▶ [Written problem] Return only the lines from the top of the material through the line marked by "BF 80 2</div>", unaltered.

▶ [Source excerpt]
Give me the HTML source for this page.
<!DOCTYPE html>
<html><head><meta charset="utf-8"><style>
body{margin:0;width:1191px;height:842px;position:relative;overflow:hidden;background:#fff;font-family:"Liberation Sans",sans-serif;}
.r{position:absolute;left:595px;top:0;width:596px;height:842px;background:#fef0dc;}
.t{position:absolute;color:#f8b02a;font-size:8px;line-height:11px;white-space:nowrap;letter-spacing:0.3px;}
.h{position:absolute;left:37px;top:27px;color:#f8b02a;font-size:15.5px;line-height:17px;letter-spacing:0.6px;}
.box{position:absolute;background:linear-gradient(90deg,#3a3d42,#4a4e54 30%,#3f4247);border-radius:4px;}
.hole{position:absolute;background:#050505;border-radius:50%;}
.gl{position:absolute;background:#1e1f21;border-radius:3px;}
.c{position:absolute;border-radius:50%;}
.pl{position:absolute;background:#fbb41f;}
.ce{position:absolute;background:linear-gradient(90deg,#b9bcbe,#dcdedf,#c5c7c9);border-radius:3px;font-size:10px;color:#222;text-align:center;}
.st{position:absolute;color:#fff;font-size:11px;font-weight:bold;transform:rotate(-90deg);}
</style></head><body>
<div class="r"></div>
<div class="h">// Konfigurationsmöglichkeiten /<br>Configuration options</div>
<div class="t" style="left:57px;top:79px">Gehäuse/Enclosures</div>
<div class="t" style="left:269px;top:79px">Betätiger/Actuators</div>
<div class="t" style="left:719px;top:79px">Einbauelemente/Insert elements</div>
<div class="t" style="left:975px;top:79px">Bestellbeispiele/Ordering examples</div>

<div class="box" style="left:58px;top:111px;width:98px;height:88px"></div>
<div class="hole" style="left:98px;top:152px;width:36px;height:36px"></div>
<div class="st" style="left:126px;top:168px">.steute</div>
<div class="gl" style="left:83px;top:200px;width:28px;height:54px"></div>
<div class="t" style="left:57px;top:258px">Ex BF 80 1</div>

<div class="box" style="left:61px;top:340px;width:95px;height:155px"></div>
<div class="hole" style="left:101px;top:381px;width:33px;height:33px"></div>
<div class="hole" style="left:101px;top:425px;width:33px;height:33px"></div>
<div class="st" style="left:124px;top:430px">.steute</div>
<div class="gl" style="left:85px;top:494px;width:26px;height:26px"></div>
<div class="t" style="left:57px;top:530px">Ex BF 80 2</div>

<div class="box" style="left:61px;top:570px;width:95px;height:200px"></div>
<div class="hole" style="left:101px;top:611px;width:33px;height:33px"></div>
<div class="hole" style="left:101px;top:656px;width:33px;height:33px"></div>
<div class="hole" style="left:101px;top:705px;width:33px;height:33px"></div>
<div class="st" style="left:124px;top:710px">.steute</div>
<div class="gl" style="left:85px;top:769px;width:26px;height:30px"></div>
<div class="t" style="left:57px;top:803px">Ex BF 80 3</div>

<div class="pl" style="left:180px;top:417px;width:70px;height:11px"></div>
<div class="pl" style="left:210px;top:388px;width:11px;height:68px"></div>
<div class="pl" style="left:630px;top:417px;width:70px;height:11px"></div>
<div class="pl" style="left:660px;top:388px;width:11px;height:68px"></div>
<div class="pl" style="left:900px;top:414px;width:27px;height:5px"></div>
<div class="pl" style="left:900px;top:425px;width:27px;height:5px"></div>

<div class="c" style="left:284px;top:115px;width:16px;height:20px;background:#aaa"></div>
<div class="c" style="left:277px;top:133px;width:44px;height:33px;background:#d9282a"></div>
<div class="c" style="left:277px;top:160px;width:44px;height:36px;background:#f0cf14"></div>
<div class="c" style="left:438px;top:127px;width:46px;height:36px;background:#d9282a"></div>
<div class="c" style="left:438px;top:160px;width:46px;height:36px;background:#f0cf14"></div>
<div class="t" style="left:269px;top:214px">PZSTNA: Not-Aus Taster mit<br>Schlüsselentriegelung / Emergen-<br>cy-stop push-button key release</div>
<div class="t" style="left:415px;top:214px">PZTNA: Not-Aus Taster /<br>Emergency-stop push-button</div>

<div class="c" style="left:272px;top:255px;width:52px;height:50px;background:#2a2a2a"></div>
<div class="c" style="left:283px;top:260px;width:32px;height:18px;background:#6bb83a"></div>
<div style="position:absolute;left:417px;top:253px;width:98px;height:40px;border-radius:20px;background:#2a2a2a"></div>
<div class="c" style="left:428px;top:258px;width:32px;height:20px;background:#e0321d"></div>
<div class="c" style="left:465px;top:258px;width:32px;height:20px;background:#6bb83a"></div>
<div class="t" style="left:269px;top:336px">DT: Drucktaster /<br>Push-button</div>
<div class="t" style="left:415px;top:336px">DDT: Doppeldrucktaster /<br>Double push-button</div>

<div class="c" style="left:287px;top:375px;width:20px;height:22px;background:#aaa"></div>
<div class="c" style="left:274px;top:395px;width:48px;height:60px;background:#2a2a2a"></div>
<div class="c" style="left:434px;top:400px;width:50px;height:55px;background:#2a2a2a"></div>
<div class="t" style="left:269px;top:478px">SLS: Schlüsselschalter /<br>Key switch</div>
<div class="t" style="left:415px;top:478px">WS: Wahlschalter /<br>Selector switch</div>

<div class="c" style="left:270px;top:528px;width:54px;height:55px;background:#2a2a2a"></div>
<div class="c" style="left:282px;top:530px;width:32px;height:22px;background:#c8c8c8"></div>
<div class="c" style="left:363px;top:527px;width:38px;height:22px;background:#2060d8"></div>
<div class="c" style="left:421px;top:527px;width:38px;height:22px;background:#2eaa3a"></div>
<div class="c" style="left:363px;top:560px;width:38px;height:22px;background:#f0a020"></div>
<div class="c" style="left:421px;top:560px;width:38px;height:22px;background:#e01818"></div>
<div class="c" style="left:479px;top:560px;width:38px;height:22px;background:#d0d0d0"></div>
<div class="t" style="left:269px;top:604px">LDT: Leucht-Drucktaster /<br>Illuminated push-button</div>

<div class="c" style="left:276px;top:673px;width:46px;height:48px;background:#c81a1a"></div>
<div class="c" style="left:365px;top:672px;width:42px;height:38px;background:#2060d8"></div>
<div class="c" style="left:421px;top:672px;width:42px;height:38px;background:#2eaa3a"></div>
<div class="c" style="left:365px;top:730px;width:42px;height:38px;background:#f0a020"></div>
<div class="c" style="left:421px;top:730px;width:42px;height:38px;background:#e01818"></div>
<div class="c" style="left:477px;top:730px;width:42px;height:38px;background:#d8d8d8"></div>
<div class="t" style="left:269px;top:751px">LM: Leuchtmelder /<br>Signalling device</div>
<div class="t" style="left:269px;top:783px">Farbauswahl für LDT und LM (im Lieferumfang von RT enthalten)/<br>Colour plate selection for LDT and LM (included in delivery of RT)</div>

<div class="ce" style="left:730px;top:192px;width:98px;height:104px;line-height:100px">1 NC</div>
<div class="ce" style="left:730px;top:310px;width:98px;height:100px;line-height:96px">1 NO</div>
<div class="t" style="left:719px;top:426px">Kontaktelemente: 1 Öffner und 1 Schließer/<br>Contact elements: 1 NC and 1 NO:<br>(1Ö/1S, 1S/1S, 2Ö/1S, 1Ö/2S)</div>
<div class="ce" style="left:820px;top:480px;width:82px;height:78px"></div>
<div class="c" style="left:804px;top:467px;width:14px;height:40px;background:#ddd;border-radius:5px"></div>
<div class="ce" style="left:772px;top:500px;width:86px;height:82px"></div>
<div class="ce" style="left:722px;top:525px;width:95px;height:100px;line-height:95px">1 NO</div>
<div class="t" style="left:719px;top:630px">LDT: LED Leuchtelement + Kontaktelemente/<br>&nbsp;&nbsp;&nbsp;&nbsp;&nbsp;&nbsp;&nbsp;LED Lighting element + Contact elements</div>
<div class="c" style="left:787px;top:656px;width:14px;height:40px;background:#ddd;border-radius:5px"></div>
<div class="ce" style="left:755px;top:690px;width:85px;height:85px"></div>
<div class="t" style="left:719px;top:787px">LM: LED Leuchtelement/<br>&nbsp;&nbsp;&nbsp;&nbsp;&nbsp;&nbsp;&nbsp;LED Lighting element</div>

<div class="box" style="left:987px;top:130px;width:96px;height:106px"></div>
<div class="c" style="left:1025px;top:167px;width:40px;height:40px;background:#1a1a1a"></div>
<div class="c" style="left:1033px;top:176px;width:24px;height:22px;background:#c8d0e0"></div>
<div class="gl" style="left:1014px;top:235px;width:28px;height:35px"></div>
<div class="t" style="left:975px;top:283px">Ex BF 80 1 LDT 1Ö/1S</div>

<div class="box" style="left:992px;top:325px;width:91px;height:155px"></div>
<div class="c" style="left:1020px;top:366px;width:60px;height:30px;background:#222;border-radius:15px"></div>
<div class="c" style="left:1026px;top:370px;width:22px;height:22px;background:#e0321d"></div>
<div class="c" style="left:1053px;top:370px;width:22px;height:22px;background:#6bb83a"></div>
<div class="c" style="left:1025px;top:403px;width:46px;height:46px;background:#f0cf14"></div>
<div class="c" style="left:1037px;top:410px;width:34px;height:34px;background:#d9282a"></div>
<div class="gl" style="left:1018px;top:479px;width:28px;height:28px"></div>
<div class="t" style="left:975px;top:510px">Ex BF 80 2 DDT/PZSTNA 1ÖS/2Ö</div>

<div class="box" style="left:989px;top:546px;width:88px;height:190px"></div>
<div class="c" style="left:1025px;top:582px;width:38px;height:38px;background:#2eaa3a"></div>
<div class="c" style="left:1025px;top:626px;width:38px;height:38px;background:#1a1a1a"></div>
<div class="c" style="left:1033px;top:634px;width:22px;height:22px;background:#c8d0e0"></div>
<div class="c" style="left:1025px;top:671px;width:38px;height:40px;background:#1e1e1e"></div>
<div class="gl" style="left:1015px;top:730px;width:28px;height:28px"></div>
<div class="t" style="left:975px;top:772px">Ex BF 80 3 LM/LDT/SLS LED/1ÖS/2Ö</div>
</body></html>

▶ [Finished exercise]
Give me the HTML source for this page.
<!DOCTYPE html>
<html><head><meta charset="utf-8"><style>
body{margin:0;width:1191px;height:842px;position:relative;overflow:hidden;background:#fff;font-family:"Liberation Sans",sans-serif;}
.r{position:absolute;left:595px;top:0;width:596px;height:842px;background:#fef0dc;}
.t{position:absolute;color:#f8b02a;font-size:8px;line-height:11px;white-space:nowrap;letter-spacing:0.3px;}
.h{position:absolute;left:37px;top:27px;color:#f8b02a;font-size:15.5px;line-height:17px;letter-spacing:0.6px;}
.box{position:absolute;background:linear-gradient(90deg,#3a3d42,#4a4e54 30%,#3f4247);border-radius:4px;}
.hole{position:absolute;background:#050505;border-radius:50%;}
.gl{position:absolute;background:#1e1f21;border-radius:3px;}
.c{position:absolute;border-radius:50%;}
.pl{position:absolute;background:#fbb41f;}
.ce{position:absolute;background:linear-gradient(90deg,#b9bcbe,#dcdedf,#c5c7c9);border-radius:3px;font-size:10px;color:#222;text-align:center;}
.st{position:absolute;color:#fff;font-size:11px;font-weight:bold;transform:rotate(-90deg);}
</style></head><body>
<div class="r"></div>
<div class="h">// Konfigurationsmöglichkeiten /<br>Configuration options</div>
<div class="t" style="left:57px;top:79px">Gehäuse/Enclosures</div>
<div class="t" style="left:269px;top:79px">Betätiger/Actuators</div>
<div class="t" style="left:719px;top:79px">Einbauelemente/Insert elements</div>
<div class="t" style="left:975px;top:79px">Bestellbeispiele/Ordering examples</div>

<div class="box" style="left:58px;top:111px;width:98px;height:88px"></div>
<div class="hole" style="left:98px;top:152px;width:36px;height:36px"></div>
<div class="st" style="left:126px;top:168px">.steute</div>
<div class="gl" style="left:83px;top:200px;width:28px;height:54px"></div>
<div class="t" style="left:57px;top:258px">Ex BF 80 1</div>

<div class="box" style="left:61px;top:340px;width:95px;height:155px"></div>
<div class="hole" style="left:101px;top:381px;width:33px;height:33px"></div>
<div class="hole" style="left:101px;top:425px;width:33px;height:33px"></div>
<div class="st" style="left:124px;top:430px">.steute</div>
<div class="gl" style="left:85px;top:494px;width:26px;height:26px"></div>
<div class="t" style="left:57px;top:530px">Ex BF 80 2</div>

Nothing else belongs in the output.